Jonathan Clough, environmental modeler
Friday, 26 Jul 2002
WARREN, Vt.
Another sunny day in the home office. While I’m not trying to be like a daily Garfield strip, I’m thrilled that it is Friday. (Also, did I mention how fond I am of lasagna and scratching posts?)
This week has been a bit of a grind. Designing and creating an environmental model often involves creativity, vision, breadth of thought. On the other hand, applying an environmental model tends to be slow, thorough, and grueling.
The process of applying an environmental model has three distinct steps: model calibration, model validation, and applying the model for predictive purposes.

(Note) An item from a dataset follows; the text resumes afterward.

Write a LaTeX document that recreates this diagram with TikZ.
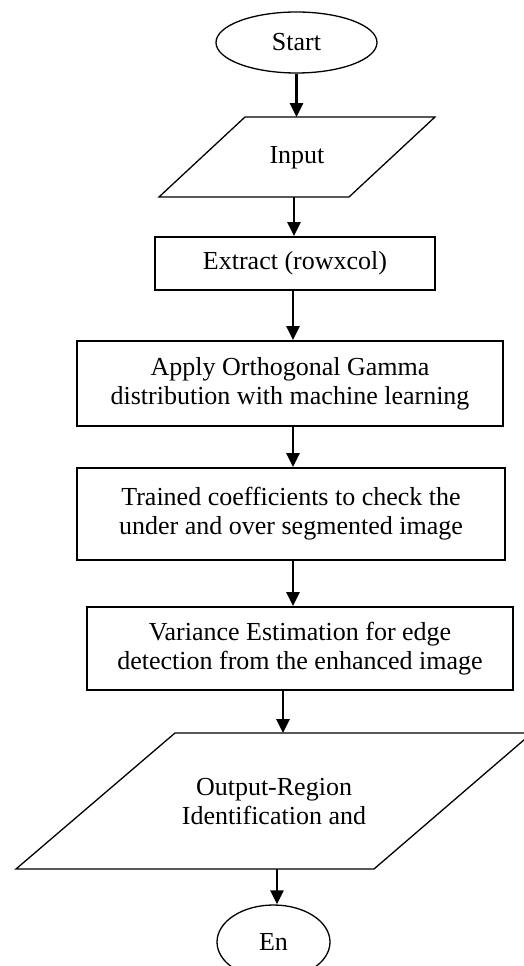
\documentclass[tikz,border=0pt]{standalone}
\usepackage{fontspec}
\setmainfont{Liberation Serif}
\usetikzlibrary{arrows.meta,shapes.geometric}
\begin{document}
\begin{tikzpicture}[x=1pt,y=-1pt,
  every node/.style={font=\fontsize{26}{29}\selectfont, align=center, inner sep=0pt},
  oval/.style={draw, line width=1.3pt, ellipse},
  procbox/.style={draw, line width=1.8pt, rectangle},
  iobox/.style={draw, line width=1.3pt, line join=miter},
  arr/.style={line width=2.6pt, -{Triangle[width=13pt,length=14pt]}}]
\useasboundingbox (0,0) rectangle (524,966);
\clip (0,0) rectangle (524,966);
% Start
\node[oval, minimum width=161pt, minimum height=61pt] (start) at (296.5,42.5) {Start};
% Input
\draw[iobox] (245,117) -- (435,117) -- (349,197) -- (159,197) -- cycle;
\coordinate (inTop) at (296.5,117);
\coordinate (inBot) at (294,197);
\node (input) at (297,158) {Input};
% Extract
\node[procbox, minimum width=280pt, minimum height=53pt] (extract) at (295,263.5) {Extract (rowxcol)};
% Apply
\node[procbox, minimum width=426pt, minimum height=85pt] (apply) at (290,383.5) {Apply Orthogonal Gamma\\distribution with machine learning};
% Trained
\node[procbox, minimum width=428pt, minimum height=92pt] (trained) at (291,514) {Trained coefficients to check the\\under and over segmented image};
% Variance
\node[procbox, minimum width=426pt, minimum height=83pt] (variance) at (300,648.5) {Variance Estimation for edge\\detection from the enhanced image};
% Output
\draw[iobox] (175,733) -- (532,733) -- (374,869) -- (16,869) -- cycle;
\coordinate (outTop) at (283,733);
\coordinate (outBot) at (277,869);
\node (output) at (274,802) {Output-Region\\Identification and};
% End
\node[oval, minimum width=113pt, minimum height=74pt] (end) at (273.5,942) {En};
% connectors
\draw[arr] (start.south) -- (inTop);
\draw[arr] (inBot) -- (inBot |- extract.north);
\draw[arr] ([xshift=-2pt]extract.south) -- ([xshift=-2pt]extract.south |- apply.north);
\draw[arr] ([xshift=3pt]apply.south) -- ([xshift=3pt]apply.south |- trained.north);
\draw[arr] ([xshift=2pt]trained.south) -- ([xshift=2pt]trained.south |- variance.north);
\draw[arr] (variance.south -| outTop) -- (outTop);
\draw[arr] (outBot) -- (outBot |- end.north);
\end{tikzpicture}
\end{document}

In the first step, model calibration, the model is tested against a set of site-specific data to ensure that the model works for the site in question. Calibration also involves varying a model’s parameters to get the model to work as well as possible for that particular site. Many of a model’s parameters have a range of uncertainty. What’s more, many of these parameters can vary from site to site. (For example, the quantity of a particular food source being consumed by a particular predator is not likely to be the same in all water systems.) During the calibration phase, these uncertain parameters are modified within reasonable bounds to see how well the model can be fit to the empirical data.
In the second step, model validation, the model is tested against a different set of empirical data for the same site. This time, though, none of the model’s parameters are changed from those values chosen during calibration. This step ensures that the calibration of the model was not just a lucky coincidence, but that the model actually works for the system given those parameter choices. If validation is unsuccessful, the modelers most go back to the calibration stage again.
Once a successful validation has been completed, the model is ready to be applied for predictive purposes. This allows the user to predict what will happen in the future at a given site or to evaluate different scenarios of site management. This is usually the goal of any modeling study.
This process of model application brings us back to the data and data mining. Good data are required for setting model parameters as well as for forming the empirical data sets against which a model is calibrated and validated. And data, unfortunately, is rarely a clean issue.
For one thing, there are the inevitable units problems. Units are obviously an integral part of the data-to-model interface. Less obviously, they are often the bane of a modeler’s existence. If you didn’t like that part of chemistry where you were required to balance the units in each equation, modeling may not be the career for you. Remember when NASA sent the Mars explorer crashing onto the surface of the planet? Units. That event sent fear into the heart of every modeler I know. (All two of them.)
But anyway, suppose you have a data set that shows units in parts per million. Seems straightforward; your model accepts data in units of parts per million, too. You prepare to bring the data into the model. But wait! There are many, many more considerations to take into account before you start that process:
- Parts of what per million parts of what?
- Was that in wet weight or dry weight?
- Umm. Can we convert wet weight to dry weight?
- What was the sensitivity of the instrument being used?
- Were duplicate samples taken to ensure the integrity of the data?
- Was the location of the data sample identical to the location being modeled?
- Umm. Can we assume that it was close enough?
These types of questions come up time and time again. Fortunately, in many cases, these issues can be resolved after careful consideration. In cases where the data was gathered for the purposes of modeling, most of these issues were preempted by the careful design of the data-gathering procedures.
Notwithstanding the time spent slogging through databases, environmental modeling is still not a bad way to make a living. There are undoubtedly times when I wonder if I should be sitting here alone in front of my computers, tucked away in rural Vermont, given the depth and breadth of environmental and social problems. That’s something to be worked out over the course of my career and indeed the course of my lifetime.
Ultimately, though, I think that it is helpful for us to understand the dynamics behind complex environmental systems so we can understand the effects of our actions. Going back to the example of global warming: If we had no idea why the earth was getting warmer, we’d have no idea what action to take. Now that we know how we’re changing the global climate, we have to push for the political will to do something about it.
Now if you’ll kindly excuse me, I’ve got to go wrangle with some more data issues. At least if I get frustrated I can take it out on my scratching post.